FRY, James Thomas
1804 – 1872
Registrar of the Court of Chancery
On 30 May 1851, James Thomas Fry bought Baston, ‘an excellent and convenient family residence with capital stabling, coach house and offices and 117 acres of land’. It had sufficient bedrooms for his large family of eight children but more rooms were added as well as a schoolroom. In 1861 five of his children were still living at home and he employed a resident cook, parlourmaid, housemaid and kitchen maid. Ten years later he had retired and described himself as a gentleman farmer employing 4 labourers and a boy and farming 97 acres. He still employed four servants but only his sons James, a solicitor and Charles, a stockbroker, were still living at home. His eldest daughter Ann died in 1870 but his daughters Joanna, Henrietta and Mary had married merchants who were all born in Germany. Henrietta’s husband, Julius Caesar, was described in the census as a British subject born in Germany.

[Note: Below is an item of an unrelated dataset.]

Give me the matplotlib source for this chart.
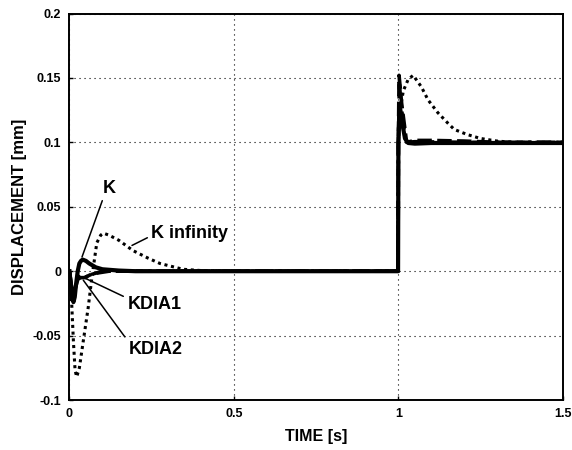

The existence of the Common so close to his property was both an advantage and a disadvantage. In the 1850s James Fry was reminded not to extract gravel from the Common but was given permission to take the game and shoot in the area of his house. The danger of arson was always a threat and he helped to identify some boys who had set fire to the Common. He also complained about some villagers who were planning to cut down firs in front of his gate and felt the police should be taking a greater watch on what was happening. He kept some sheep and took advantage of the opportunity to turn some out onto the Common at the appropriate time of the year. On 9 November 1868, the Common Ranger Charles Spraggs recorded that Mr Fry had turned out 85 sheep and the following June 132 sheep for 28 days.
James Fry died in 1872 and was buried in Hayes Churchyard. His widow Ann put the estate up for sale and the family moved away from Hayes.